**EXERCISE AIM**: Copy everything in the listing below word for word, apart from any images.

**SUPPLIED MATERIAL**:
◆ ◆ ◆ ◆ ◆ ◆ ◆

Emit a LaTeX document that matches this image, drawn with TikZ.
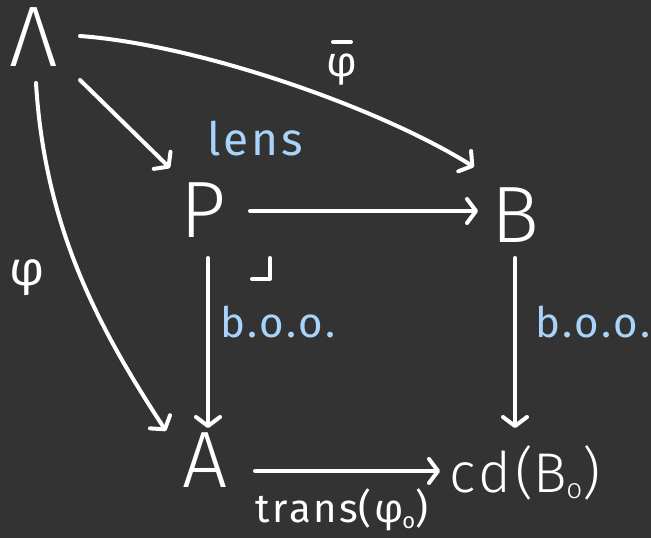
\documentclass[tikz,border=0pt]{standalone}
\usepackage{fontspec}
\setmainfont{Fira Sans}[UprightFont=* Light]
\newfontfamily\labfont{Fira Sans}[LetterSpace=6]
\usetikzlibrary{arrows.meta}
\definecolor{bg}{HTML}{333333}
\definecolor{lbl}{HTML}{A8D3FA}
\tikzset{
  obj/.style={text=white, inner sep=0pt, anchor=base, font=\fontsize{80}{80}\selectfont},
  bluelab/.style={text=lbl, inner sep=0pt, anchor=base, font=\labfont\fontsize{42}{42}\selectfont},
  whitelab/.style={text=white, inner sep=0pt, anchor=base, font=\labfont\fontsize{42}{42}\selectfont},
  arr/.style={draw=white, line width=4pt, line cap=round, line join=round,
    -{Straight Barb[length=9pt,width=24pt,line width=4pt,round]}},
  strk/.style={draw=white, line width=4pt, line cap=round, line join=round}
}
\begin{document}
\begin{tikzpicture}[x=1pt,y=-1pt]
\fill[bg] (0,0) rectangle (651,538);
\useasboundingbox (0,0) rectangle (651,538);
\node[obj, font=\fontsize{86}{86}\selectfont] (L) at (34,66) {Λ};
\node[obj] (P) at (203,237) {P};
\node[obj] (B) at (515,242) {B};
\node[obj] (A) at (205,487) {A};
\node[obj, font=\fontsize{56}{56}\selectfont] (C) at (525,492) {c\kern3pt d\kern4pt(B\kern-1pt\raisebox{-6pt}{\fontsize{28}{28}\selectfont o})};
\node[bluelab, font=\labfont\fontsize{46}{46}\selectfont] (lens) at (255,155) {lens};
\node[bluelab] (boo1) at (278,337) {b.o.o.};
\node[bluelab] (boo2) at (593,337) {b.o.o.};
\node[whitelab, font=\labfont\fontsize{48}{48}\selectfont] (phi) at (27,285) {φ};
\node[whitelab] (phib) at (342,76) {φ};
\draw[strk] ([shift={(-9,-34)}]phib.base) -- ([shift={(9,-34)}]phib.base);
\node[whitelab, font=\labfont\fontsize{40}{40}\selectfont] (trans) at (342,522) {trans\kern1pt(φ\kern-1pt\raisebox{-6pt}{\fontsize{22}{22}\selectfont o})};
% connectors
\draw[arr] ([shift={(46,14)}]L.base) -- ([shift={(-33,-69)}]P.base);
\draw[arr] ([shift={(46,-30)}]L.base) .. controls (200,45) and (380,108) .. ([shift={(-41,-75)}]B.base);
\draw[arr] ([shift={(2,17)}]L.base) .. controls (45,230) and (100,330) .. ([shift={(-39,-56)}]A.base);
\draw[arr] ([shift={(47,-26)}]P.base) -- ([shift={(-37,-31)}]B.base);
\draw[arr] ([shift={(5,21)}]P.base) -- ([shift={(3,-59)}]A.base);
\draw[arr] ([shift={(0,16)}]B.base) -- ([shift={(0,-64)}]B.base |- C.base);
\draw[arr] ([shift={(50,-16)}]A.base) -- ([shift={(-85,-21)}]C.base);
% pullback corner
\draw[strk] ([shift={(49,42)}]P.base) -- ([shift={(67,42)}]P.base) -- ([shift={(67,21)}]P.base);
\end{tikzpicture}
\end{document}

◆ ◆ ◆ ◆ ◆ ◆ ◆

**EXERCISE ANSWER**:
Emit a LaTeX document that matches this image, drawn with TikZ.
\documentclass[tikz,border=0pt]{standalone}
\usepackage{fontspec}
\setmainfont{Fira Sans}[UprightFont=* Light]
\newfontfamily\labfont{Fira Sans}[LetterSpace=6]
\usetikzlibrary{arrows.meta}
\definecolor{bg}{HTML}{333333}
\definecolor{lbl}{HTML}{A8D3FA}
\tikzset{
  obj/.style={text=white, inner sep=0pt, anchor=base, font=\fontsize{80}{80}\selectfont},
  bluelab/.style={text=lbl, inner sep=0pt, anchor=base, font=\labfont\fontsize{42}{42}\selectfont},
  whitelab/.style={text=white, inner sep=0pt, anchor=base, font=\labfont\fontsize{42}{42}\selectfont},
  arr/.style={draw=white, line width=4pt, line cap=round, line join=round,
    -{Straight Barb[length=9pt,width=24pt,line width=4pt,round]}},
  strk/.style={draw=white, line width=4pt, line cap=round, line join=round}
}
\begin{document}
\begin{tikzpicture}[x=1pt,y=-1pt]
\fill[bg] (0,0) rectangle (651,538);
\useasboundingbox (0,0) rectangle (651,538);
\node[obj, font=\fontsize{86}{86}\selectfont] (L) at (34,66) {Λ};
\node[obj] (P) at (203,237) {P};
\node[obj] (B) at (515,242) {B};
\node[obj] (A) at (205,487) {A};
\node[obj, font=\fontsize{56}{56}\selectfont] (C) at (525,492) {c\kern3pt d\kern4pt(B\kern-1pt\raisebox{-6pt}{\fontsize{28}{28}\selectfont o})};
\node[bluelab, font=\labfont\fontsize{46}{46}\selectfont] (lens) at (255,155) {lens};
\node[bluelab] (boo1) at (278,337) {b.o.o.};
\node[bluelab] (boo2) at (593,337) {b.o.o.};
\node[whitelab, font=\labfont\fontsize{48}{48}\selectfont] (phi) at (27,285) {φ};
\node[whitelab] (phib) at (342,76) {φ};
\draw[strk] ([shift={(-9,-34)}]phib.base) -- ([shift={(9,-34)}]phib.base);
\node[whitelab, font=\labfont\fontsize{40}{40}\selectfont] (trans) at (342,522) {trans\kern1pt(φ\kern-1pt\raisebox{-6pt}{\fontsize{22}{22}\selectfont o})};
% connectors
\draw[arr] ([shift={(46,14)}]L.base) -- ([shift={(-33,-69)}]P.base);
\draw[arr] ([shift={(46,-30)}]L.base) .. controls (200,45) and (380,108) .. ([shift={(-41,-75)}]B.base);
\draw[arr] ([shift={(2,17)}]L.base) .. controls (45,230) and (100,330) .. ([shift={(-39,-56)}]A.base);
\draw[arr] ([shift={(47,-26)}]P.base) -- ([shift={(-37,-31)}]B.base);
\draw[arr] ([shift={(5,21)}]P.base) -- ([shift={(3,-59)}]A.base);
\draw[arr] ([shift={(0,16)}]B.base) -- ([shift={(0,-64)}]B.base |- C.base);
\draw[arr] ([shift={(50,-16)}]A.base) -- ([shift={(-85,-21)}]C.base);
% pullback corner
\draw[strk] ([shift={(49,42)}]P.base) -- ([shift={(67,42)}]P.base) -- ([shift={(67,21)}]P.base);
\end{tikzpicture}
\end{document}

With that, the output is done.